In deze zaak, die voor de Rechtbank Arnhem werd behandeld, betreft het een deelgeschil over medische aansprakelijkheid na een operatie aan de rechtervoet van verzoekster, uitgevoerd door orthopedisch chirurg [verweerder sub 1] op 9 november 2001. Tijdens de operatie, die werd uitgevoerd in de kliniek van de stichting Sint Maartenskliniek, is per ongeluk de vaatzenuwstreng doorgenomen, wat heeft geleid tot aanzienlijke pijn en beperkingen voor verzoekster. Verzoekster houdt zowel [verweerder sub 1] als de stichting aansprakelijk voor de letselschade die zij lijdt als gevolg van deze complicatie. De rechtbank heeft de procedure gestart op verzoek van verzoekster, die bijgestaan werd door haar advocaat, mr. I.P.C. Sindram.
De rechtbank heeft de feiten en het verloop van de procedure in detail onderzocht, inclusief de deskundigenrapporten die door verzoekster zijn ingediend. De deskundigen, dr. F.C. Öner en prof. dr. J.A.N. Verhaar, hebben beide gerapporteerd over de operatie en de complicaties, maar hun rapporten zijn later ingetrokken of geblokkeerd door verzoekster. Dit heeft geleid tot een situatie waarin de rechtbank niet over voldoende bewijs beschikte om te oordelen over de aansprakelijkheid van [verweerder sub 1]. De rechtbank concludeert dat er onvoldoende aanknopingspunten zijn om te stellen dat [verweerder sub 1] niet heeft gehandeld zoals van een redelijk bekwaam en redelijk handelend orthopedisch chirurg verwacht mag worden.

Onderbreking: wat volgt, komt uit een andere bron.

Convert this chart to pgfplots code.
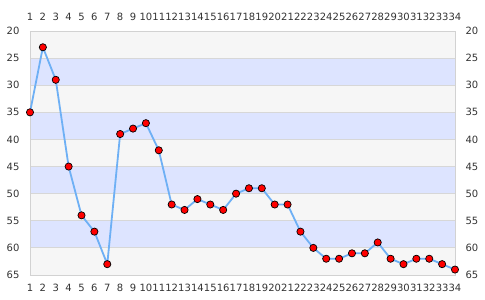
\documentclass[border=0pt]{standalone}
\usepackage{pgfplots}
\pgfplotsset{compat=1.18}
\usepackage{fontspec}
\setmainfont{DejaVu Sans}
\definecolor{bggray}{RGB}{246,246,246}
\definecolor{bgblue}{RGB}{221,228,255}
\definecolor{gridc}{RGB}{215,215,215}
\definecolor{framec}{RGB}{210,210,210}
\definecolor{linec}{RGB}{110,176,245}
\definecolor{labc}{RGB}{51,51,51}
\pgfplotstableread{
x y
1 35
2 23
3 29
4 45
5 54
6 57
7 63
8 39
9 38
10 37
11 42
12 52
13 53
14 51
15 52
16 53
17 50
18 49
19 49
20 52
21 52
22 57
23 60
24 62
25 62
26 61
27 61
28 59
29 62
30 63
31 62
32 62
33 63
34 64
}\datatable
\pgfplotsset{
  common/.style={
    scale only axis, width=425pt, height=244pt,
    at={(0,0)}, anchor=south west,
    xmin=1, xmax=34, ymin=20, ymax=65, y dir=reverse,
    xtick={1,...,34}, ytick={20,25,...,65},
    major tick length=0pt,
    tick label style={font=\fontsize{10}{12}\selectfont, text=labc},
    /pgf/number format/assume math mode=true,
  }
}
\begin{document}
\begin{tikzpicture}
\begin{axis}[common,
  set layers,
  axis line style={framec},
  ymajorgrids, grid style={gridc, line width=0.8pt},
  xticklabel pos=left, yticklabel pos=left,
  xticklabel style={inner xsep=0pt, yshift=-6pt},
  yticklabel style={xshift=-7pt},
  clip=false,
]
\begin{pgfonlayer}{axis background}
\fill[bggray] (axis cs:1,20) rectangle (axis cs:34,65);
\fill[bgblue] (axis cs:1,25) rectangle (axis cs:34,30);
\fill[bgblue] (axis cs:1,35) rectangle (axis cs:34,40);
\fill[bgblue] (axis cs:1,45) rectangle (axis cs:34,50);
\fill[bgblue] (axis cs:1,55) rectangle (axis cs:34,60);
\end{pgfonlayer}
\addplot[linec, line width=1.8pt, mark=*, mark size=3.6pt,
  mark options={fill=red, draw=black, line width=0.7pt}] table[x=x,y=y] {\datatable};
\end{axis}
\begin{axis}[common,
  axis line style={draw=none},
  xticklabel pos=right, yticklabel pos=right,
  xticklabel style={inner xsep=0pt, yshift=7pt},
  yticklabel style={xshift=7pt},
]
\addplot[draw=none] coordinates {(1,20) (34,65)};
\end{axis}
\pgfresetboundingbox
\path[use as bounding box] (-30pt,-25pt) rectangle (455pt,275pt);
\end{tikzpicture}
\end{document}
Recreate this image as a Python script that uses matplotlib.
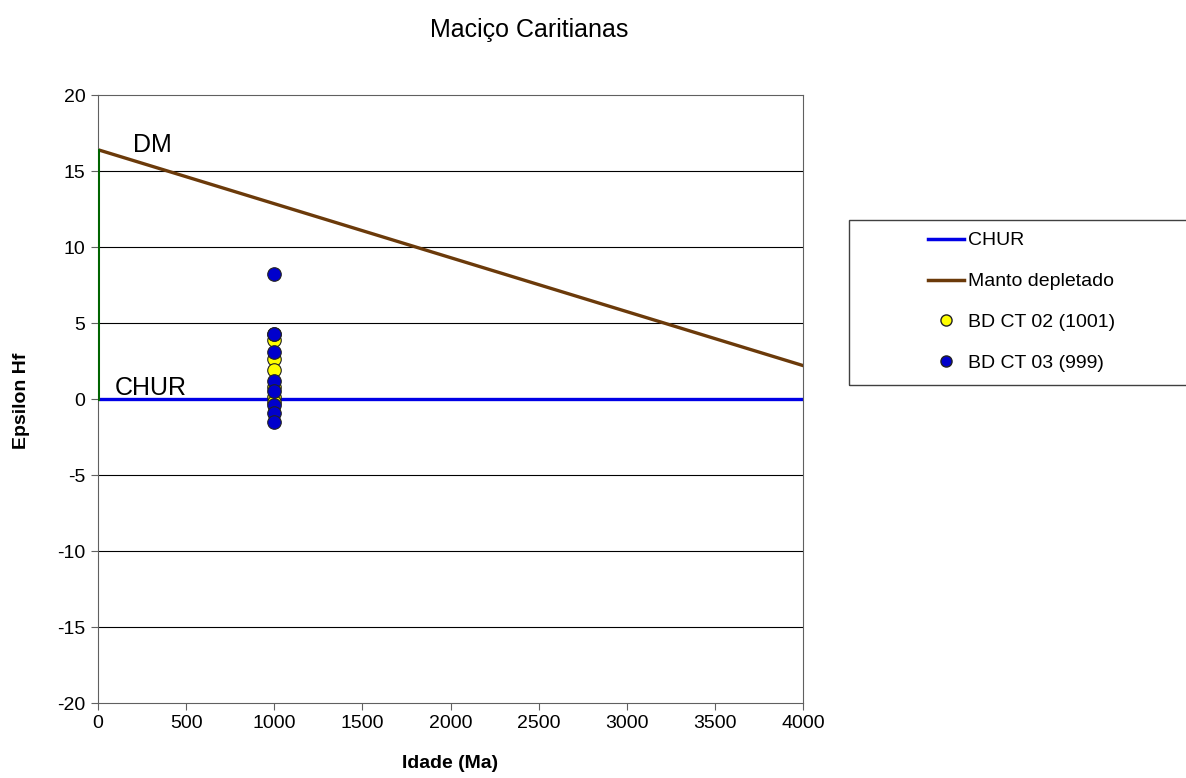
import matplotlib.pyplot as plt
from matplotlib.lines import Line2D
from matplotlib.patches import Rectangle

plt.rcParams['font.family'] = ['Liberation Sans', 'DejaVu Sans']
plt.rcParams['axes.unicode_minus'] = False

# reference curves
chur_x = [0, 4000]
chur_y = [0, 0]
dm_x = [0, 4000]
dm_y = [16.4, 2.2]

# samples (age in Ma, epsilon Hf)
ct02_age = [1001, 1001, 1001, 1001, 1001, 1001]
ct02_eps = [3.9, 2.6, 1.9, 0.8, 0.15, -0.2]
ct03_age = [999, 999, 999, 999, 999, 999, 999, 999, 999]
ct03_eps = [8.2, 4.3, 3.1, 1.2, 0.5, -0.4, -0.9, -1.5, 4.3]

W, H = 1186, 778
fig = plt.figure(figsize=(W / 100, H / 100), dpi=100)
ax = fig.add_axes([98 / W, 1 - 703 / H, 705 / W, 608 / H])

ax.set_xlim(0, 4000)
ax.set_ylim(-20, 20)
ax.set_xticks(range(0, 4001, 500))
ax.set_yticks(range(-20, 21, 5))
for y in range(-15, 20, 5):
    ax.axhline(y, color='black', lw=0.8, zorder=1)

ax.plot([0, 0], [0, dm_y[0]], color='#006400', lw=2.2, zorder=3)
ax.plot(chur_x, chur_y, color='#0000e6', lw=2.4, zorder=2)
ax.plot(dm_x, dm_y, color='#6b3a0a', lw=2.4, zorder=2)

ax.scatter(ct02_age, ct02_eps, s=95, color='#ffff00', edgecolor='#222222', lw=0.8, zorder=4)
ax.scatter(ct03_age, ct03_eps, s=95, color='#0000cc', edgecolor='#222222', lw=0.8, zorder=5)

ax.text(199, 16.25, 'DM', fontsize=18, va='baseline')
ax.text(96, 0.26, 'CHUR', fontsize=18, va='baseline')

for s in ax.spines.values():
    s.set_color('#606060')
ax.tick_params(labelsize=14, direction='out', length=5, color='#606060', pad=4)

fig.text(450 / W, 1 - 763 / H, 'Idade (Ma)', fontsize=14, fontweight='bold', ha='center', va='center')
fig.text(21 / W, 1 - 401 / H, 'Epsilon Hf', fontsize=14, fontweight='bold', rotation=90,
         ha='center', va='center')
fig.text(529 / W, 1 - 30 / H, 'Maciço Caritianas', fontsize=18, ha='center', va='center')

# legend box, open on the right edge
fig.patches.append(Rectangle((849 / W, 1 - 385 / H), 400 / W, 165 / H, transform=fig.transFigure,
                             fill=False, edgecolor='#404040', lw=1.0))
handles = [
    Line2D([], [], color='#0000e6', lw=2.5),
    Line2D([], [], color='#6b3a0a', lw=2.5),
    Line2D([], [], ls='', marker='o', ms=8, mfc='#ffff00', mec='#222222'),
    Line2D([], [], ls='', marker='o', ms=8, mfc='#0000cc', mec='#222222'),
]
labels = ['CHUR', 'Manto depletado', 'BD CT 02 (1001)', 'BD CT 03 (999)']
fig.legend(handles, labels, loc='center left', bbox_to_anchor=(928 / W, 1 - 302 / H),
           fontsize=14, frameon=False, handlelength=1.85, handletextpad=0.2,
           labelspacing=1.2, borderpad=0, borderaxespad=0)

fig.savefig('out.png', dpi=100)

De rechtbank heeft ook overwogen dat de kosten van de procedure aan de zijde van verzoekster moeten worden begroot, maar dat de kosten van het voorlopig getuigenverhoor niet in aanmerking komen voor begroting. Uiteindelijk heeft de rechtbank het verzoek van verzoekster afgewezen en de kosten van de behandeling van het verzoek begroot op € 2.402,00. Deze beschikking is gegeven door mr. A.E.B. ter Heide en openbaar uitgesproken op 10 februari 2012.